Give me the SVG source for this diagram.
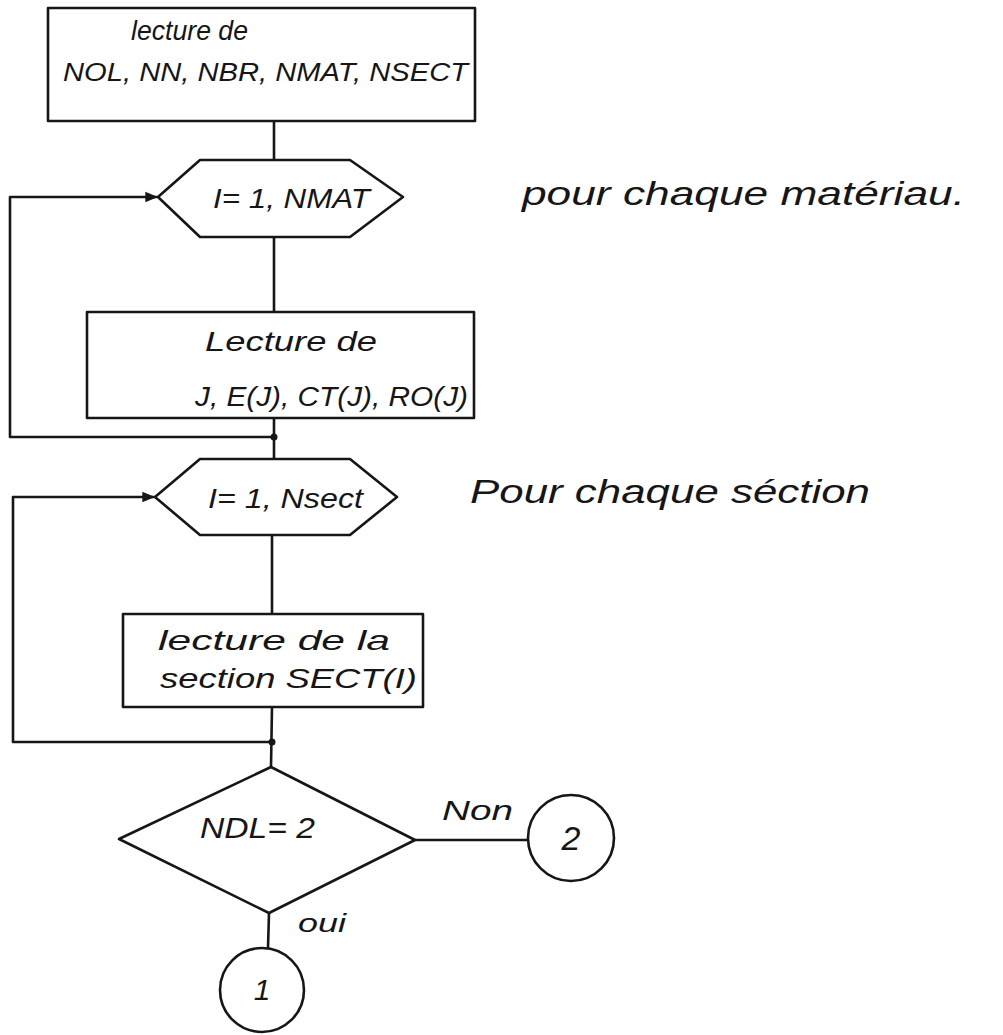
<svg xmlns="http://www.w3.org/2000/svg" width="1003" height="1035" viewBox="0 0 1003 1035">
<defs>
<style>
.s{fill:none;stroke:#161616;stroke-width:2.6;stroke-linejoin:round;stroke-linecap:round}
.n{fill:#fff;stroke:#161616;stroke-width:2.6;stroke-linejoin:round}
.t{font-family:"Liberation Sans","DejaVu Sans",sans-serif;font-style:italic;fill:#161616}
</style>
<marker id="ah" viewBox="0 0 10 10" refX="9" refY="5" markerWidth="5" markerHeight="5" orient="auto" markerUnits="strokeWidth">
<path d="M0,1 L10,5 L0,9 z" fill="#161616"/>
</marker>
</defs>
<rect width="1003" height="1035" fill="#ffffff"/>
<g id="connectors">
<path class="s" d="M274,121 L274,160"/>
<path class="s" d="M274,237 L274,312"/>
<path class="s" d="M274,418 L274,459"/>
<path class="s" d="M272,535 L272,614"/>
<path class="s" d="M272,707 L271,767"/>
<path class="s" d="M269,913 L268,948"/>
<path class="s" d="M415,840 L528,840"/>
<path class="s" d="M274,437 L10,437 L10,197 L157,197" marker-end="url(#ah)"/>
<path class="s" d="M272,742 L13,742 L13,497 L154,497" marker-end="url(#ah)"/>
<circle cx="274" cy="437" r="3.5" fill="#161616"/>
<circle cx="272" cy="742" r="3.5" fill="#161616"/>
</g>
<g id="read-params">
<rect class="n" x="48" y="8" width="427" height="113"/>
<text class="t" x="131" y="40" font-size="28" textLength="117" lengthAdjust="spacingAndGlyphs">lecture de</text>
<text class="t" x="63" y="81" font-size="26" textLength="405" lengthAdjust="spacingAndGlyphs">NOL, NN, NBR, NMAT, NSECT</text>
</g>
<g id="loop-mat">
<polygon class="n" points="158,197 200,160 350,160 403,197 350,237 200,237"/>
<text class="t" x="213" y="208" font-size="27" textLength="157" lengthAdjust="spacingAndGlyphs">I= 1, NMAT</text>
</g>
<g id="read-mat">
<rect class="n" x="87" y="312" width="387" height="106"/>
<text class="t" x="205" y="351" font-size="28" textLength="172" lengthAdjust="spacingAndGlyphs">Lecture de</text>
<text class="t" x="195" y="406" font-size="27" textLength="273" lengthAdjust="spacingAndGlyphs">J, E(J), CT(J), RO(J)</text>
</g>
<g id="note-mat">
<text class="t" x="522" y="205" font-size="34" textLength="443" lengthAdjust="spacingAndGlyphs">pour chaque matériau.</text>
</g>
<g id="loop-sect">
<polygon class="n" points="155,497 200,459 350,459 397,497 350,535 200,535"/>
<text class="t" x="208" y="508" font-size="28" textLength="155" lengthAdjust="spacingAndGlyphs">I= 1, Nsect</text>
</g>
<g id="note-sect">
<text class="t" x="470" y="503" font-size="34" textLength="400" lengthAdjust="spacingAndGlyphs">Pour chaque séction</text>
</g>
<g id="read-sect">
<rect class="n" x="123" y="614" width="300" height="93"/>
<text class="t" x="158" y="650" font-size="28" textLength="232" lengthAdjust="spacingAndGlyphs">lecture de la</text>
<text class="t" x="160" y="688" font-size="28" textLength="257" lengthAdjust="spacingAndGlyphs">section   SECT(I)</text>
</g>
<g id="test-ndl">
<polygon class="n" points="271,767 415,840 269,913 119,839"/>
<text class="t" x="200" y="838" font-size="30" textLength="115" lengthAdjust="spacingAndGlyphs">NDL= 2</text>
</g>
<g id="label-non">
<text class="t" x="442" y="820" font-size="28" textLength="71" lengthAdjust="spacingAndGlyphs">Non</text>
</g>
<g id="label-oui">
<text class="t" x="298" y="932" font-size="26" textLength="48" lengthAdjust="spacingAndGlyphs">oui</text>
</g>
<g id="conn-1">
<circle class="n" cx="262" cy="990" r="42"/>
<text class="t" x="262" y="1000" font-size="30" text-anchor="middle">1</text>
</g>
<g id="conn-2">
<circle class="n" cx="571" cy="838" r="43"/>
<text class="t" x="571" y="850" font-size="34" text-anchor="middle">2</text>
</g>
</svg>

..............................

Go through the listing above and write it all out exactly, leaving out any picture.

Give me the SVG source for this diagram.
<svg xmlns="http://www.w3.org/2000/svg" width="1003" height="1035" viewBox="0 0 1003 1035">
<defs>
<style>
.s{fill:none;stroke:#161616;stroke-width:2.6;stroke-linejoin:round;stroke-linecap:round}
.n{fill:#fff;stroke:#161616;stroke-width:2.6;stroke-linejoin:round}
.t{font-family:"Liberation Sans","DejaVu Sans",sans-serif;font-style:italic;fill:#161616}
</style>
<marker id="ah" viewBox="0 0 10 10" refX="9" refY="5" markerWidth="5" markerHeight="5" orient="auto" markerUnits="strokeWidth">
<path d="M0,1 L10,5 L0,9 z" fill="#161616"/>
</marker>
</defs>
<rect width="1003" height="1035" fill="#ffffff"/>
<g id="connectors">
<path class="s" d="M274,121 L274,160"/>
<path class="s" d="M274,237 L274,312"/>
<path class="s" d="M274,418 L274,459"/>
<path class="s" d="M272,535 L272,614"/>
<path class="s" d="M272,707 L271,767"/>
<path class="s" d="M269,913 L268,948"/>
<path class="s" d="M415,840 L528,840"/>
<path class="s" d="M274,437 L10,437 L10,197 L157,197" marker-end="url(#ah)"/>
<path class="s" d="M272,742 L13,742 L13,497 L154,497" marker-end="url(#ah)"/>
<circle cx="274" cy="437" r="3.5" fill="#161616"/>
<circle cx="272" cy="742" r="3.5" fill="#161616"/>
</g>
<g id="read-params">
<rect class="n" x="48" y="8" width="427" height="113"/>
<text class="t" x="131" y="40" font-size="28" textLength="117" lengthAdjust="spacingAndGlyphs">lecture de</text>
<text class="t" x="63" y="81" font-size="26" textLength="405" lengthAdjust="spacingAndGlyphs">NOL, NN, NBR, NMAT, NSECT</text>
</g>
<g id="loop-mat">
<polygon class="n" points="158,197 200,160 350,160 403,197 350,237 200,237"/>
<text class="t" x="213" y="208" font-size="27" textLength="157" lengthAdjust="spacingAndGlyphs">I= 1, NMAT</text>
</g>
<g id="read-mat">
<rect class="n" x="87" y="312" width="387" height="106"/>
<text class="t" x="205" y="351" font-size="28" textLength="172" lengthAdjust="spacingAndGlyphs">Lecture de</text>
<text class="t" x="195" y="406" font-size="27" textLength="273" lengthAdjust="spacingAndGlyphs">J, E(J), CT(J), RO(J)</text>
</g>
<g id="note-mat">
<text class="t" x="522" y="205" font-size="34" textLength="443" lengthAdjust="spacingAndGlyphs">pour chaque matériau.</text>
</g>
<g id="loop-sect">
<polygon class="n" points="155,497 200,459 350,459 397,497 350,535 200,535"/>
<text class="t" x="208" y="508" font-size="28" textLength="155" lengthAdjust="spacingAndGlyphs">I= 1, Nsect</text>
</g>
<g id="note-sect">
<text class="t" x="470" y="503" font-size="34" textLength="400" lengthAdjust="spacingAndGlyphs">Pour chaque séction</text>
</g>
<g id="read-sect">
<rect class="n" x="123" y="614" width="300" height="93"/>
<text class="t" x="158" y="650" font-size="28" textLength="232" lengthAdjust="spacingAndGlyphs">lecture de la</text>
<text class="t" x="160" y="688" font-size="28" textLength="257" lengthAdjust="spacingAndGlyphs">section   SECT(I)</text>
</g>
<g id="test-ndl">
<polygon class="n" points="271,767 415,840 269,913 119,839"/>
<text class="t" x="200" y="838" font-size="30" textLength="115" lengthAdjust="spacingAndGlyphs">NDL= 2</text>
</g>
<g id="label-non">
<text class="t" x="442" y="820" font-size="28" textLength="71" lengthAdjust="spacingAndGlyphs">Non</text>
</g>
<g id="label-oui">
<text class="t" x="298" y="932" font-size="26" textLength="48" lengthAdjust="spacingAndGlyphs">oui</text>
</g>
<g id="conn-1">
<circle class="n" cx="262" cy="990" r="42"/>
<text class="t" x="262" y="1000" font-size="30" text-anchor="middle">1</text>
</g>
<g id="conn-2">
<circle class="n" cx="571" cy="838" r="43"/>
<text class="t" x="571" y="850" font-size="34" text-anchor="middle">2</text>
</g>
</svg>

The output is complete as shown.